Elliot Abrams, whose experience in government goes back to the Reagan administration, was contemptuous of Assad’s reform efforts. He referred to the “unrivaled standard of hypocrisy” by Assad in this instance being “prizewinning.” He quotes a Reuters dispatch on the government’s stipulation that the new parties must have “a commitment to the constitution, democratic principles, the rule of law and a respect for freedom and basic rights.” Abrams writes, “Of course, were parties in Syria actually required to be committed to democracy and human rights, much less the rule of law, the Baath Party itself would be viewed–accurately–as a criminal organization.”
Reaction inside Syria was even more dismissive. Louay Hussein, a prominent opposition figure, made it clear that the situation had gone far beyond any feeble attempt by Assad to placate protesters. “Our struggle with the authorities is not over laws. It is a struggle over freedoms,” said Hussein. He added, “A new law is not going to stop the government from violating our personal and political freedoms. So that law does not really have any significance.” Another activist said that the law was a “non-starter” despite the fact that he and his cohorts wouldn’t have dreamed of such a reform before the uprising began. It is one more indication that Assad’s cruelty, rather than tamping down the protests by putting fear in the hearts of ordinary people, has upped the ante for regime opponents, who now see the only solution as Assad stepping down.
With Ramadan approaching next month – a time when mosque attendance is at yearly high on a daily basis – the protests appear ready to enter a new phase. Assad is hampered by having only two truly reliable military units: his Republican Guards and the 4th Armored Division commanded by his brother. But the protests are taking place in dozens of cities and towns at once, stretching his loyalist forces while forcing him to use his far less reliable conscript army in most protest venues. The local coordination committees report regular defections from these units, despite brutal discipline enforced by Assad’s black-shirted Alawite militia, the shabbiha, which has been known to shoot soldiers who refuse to carry out orders to fire into the crowds of demonstrators.

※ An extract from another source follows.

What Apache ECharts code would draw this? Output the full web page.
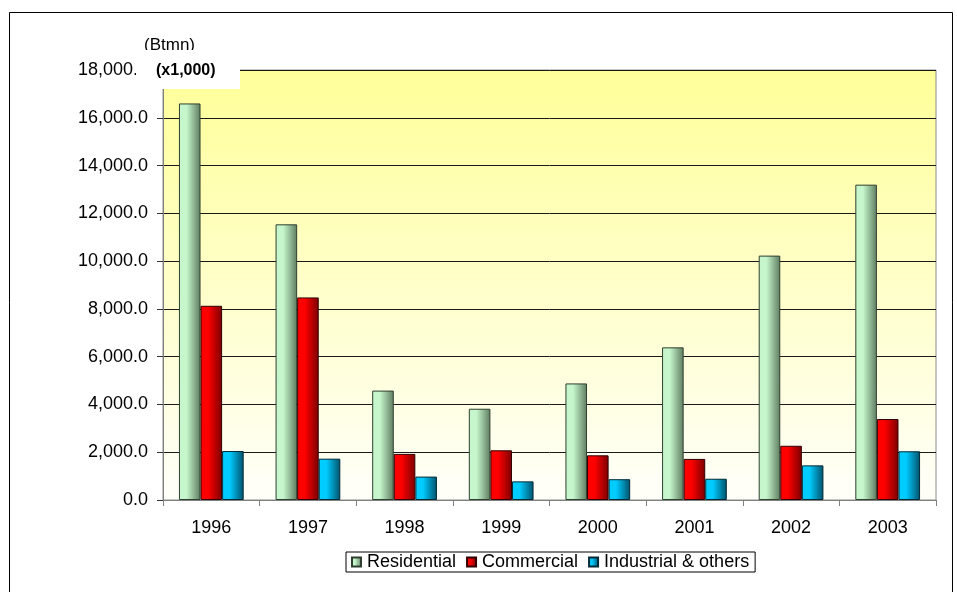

While these defections and widespread opposition show erosion in Assad’s support since the protests began in April, the opposition has yet to find a soft spot that would really pressure Assad to either grant real reforms that would transform Syria or force him from power. There are signs that Assad may be trying to foment sectarian strife by raising the specter of a Sunni takeover if he were to step down. But the majority of Syrians appear to be unconvinced and refuse to be manipulated.
Western sanctions on Assad and individuals in his regime have done little to curb the dictator’s bloodlust. But the UN may be ready to take significant action against the dictator. Edward Luck and Joseph Deng, UN special advisers on the prevention of genocide and the responsibility to protect, believe there is a “serious possibility” that Assad has committed crimes against humanity. In a statement released on Monday, the officials report that there is the likelihood that the security forces are deliberately targeting civilian protesters, “killing them and arbitrarily arresting residents, often from their homes.” If they were to recommend the formal process of considering war crimes against the regime by the Security Council, it would make Assad even more of a pariah than he is now, and probably spur additional sanctions against him and individuals in his government.